Cotton's key goals at TMPL are environmental conservation, empathy with the local culture and putting back in the community. As a result the lodge employs as much local staff as it can, grows its own vegetables for a mainly Nepali menu, and is in the process of introducing a grey water recycling system using reed-bed filters. TMPL is hoping this will cut laundry water waste by 90% and also supply water irrigation to the lodge's organic vegetable gardens.
But the challenge of getting a coherent, targeted message out to potential visitors who know what to expect at such a place - and as importantly, who value the goals it lives by - is a big one, says Cotton. He says that the internet is a key platform, but not the only one.
"It's easy to say, oh, we will go on Facebook," he says, "but it's much more than that. You can't simply put everybody in one basket. You need to know what the expectations are from the people who you are talking to."
Cotton says that for an enterprise like TMPL, the important issue is to recognise both the market segment that is being targeted, and the mechanisms that exist for taking their bookings. He argues that for a specialist product that is aiming at people who are already interested in conservation, it really is not necessary to offer a super-connected, one-click, immediate response booking offer.
"We have what we think is a good website, with plenty of information and some beautiful pictures - people love looking at pictures not long and wordy descriptions - but simply offer a contact form for further information," he says. "For us, it's not about booking immediately, its about providing information," he explains.
Cotton is aware, however of the importance of providing information on the site that is believable; including from third-party organisations as well as visitors. TMPL has commissioned a UK company, JUSTReports, to carry out a regular environmental and sustainability audit of the lodge's performance.
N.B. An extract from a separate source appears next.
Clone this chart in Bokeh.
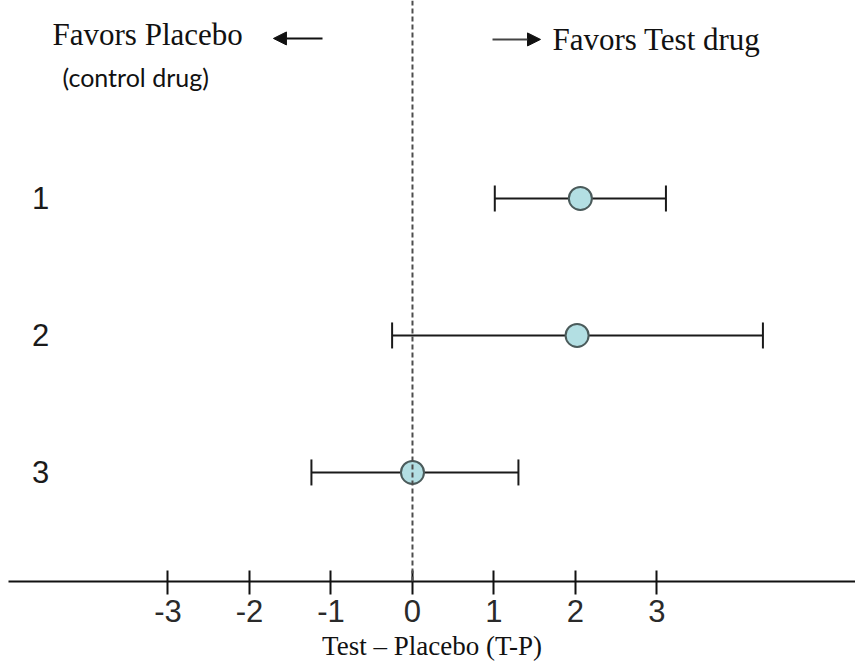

These are posted online to support TMPL's claims to be a good corporate citizen; it's not just about saying "we are best" and hoping potential customers will believe it says Cotton.
That JUSTReports was spun out of Manchester University under the guidance of Professor Harold Godwin, a notable Sustainable Tourism expert, speaks volumes to his target market, say Cotton.
"We can put a report on our website verifying that we are doing what we say we are, and that is very important," says Cotton.
The other issue that TMPL is very aware of is the positioning for a product such as it offers. In such a highly segmented market TMPL still takes some 60-70% of its business from specialist tour operators; as a result says Cotton they would likely lose up to 50% of their existing business if they went online only.
"Once you go outside the traditional agent business approach, you need to be very careful," he says. "Once you are online you need to remember that it's all about shopping around for the best price and undercutting agency prices," he adds.
The decision to stay with an agency-driven model doesn't mean, as Cotton says, that an operator has to be "a Luddite" and completely reject net-based marketing and booking.
In fact TMPL lodge deals with global online booking agency Agoda though a local representative. Cotton says that TMPL is more than satisfied with the results they get through the internet-only travel giant.
"The key thing we have found is you need to stay in control of your online content," he says. "It must remain a tool not a tyrant that sucks up vast amounts of time and effort."
As such, TPML has stuck with a "page-based" website layout; Cotton says it is deliberately designed to replicate a print brochure and to be an information tool - but without pop-ups, clickable everything and wholesale interaction.
"There is a psychological difference between paper and email, and we try to keep our interactions as personal as possible. I always start my emails with 'Dear David' or similar. Just saying 'Hi there David' on the first line doesn't convey the same effect to the kind of people we are talking to," he says.
Cotton's final advice to any niche operator wanting to use the internet to make good business in the sustainable tourist market is simple.
"It's something we all need to embrace, but at the same time [you] need to be cautious and sensible. Don't get too excited about being on the internet. There's plenty of greenwashing on the web, so be upfront about what you offer and what you don't, and put it in the public domain."
"And don't get too passionate about new technology," he adds. "That way it runs the risk of clouding your judgement about what works and what doesn't."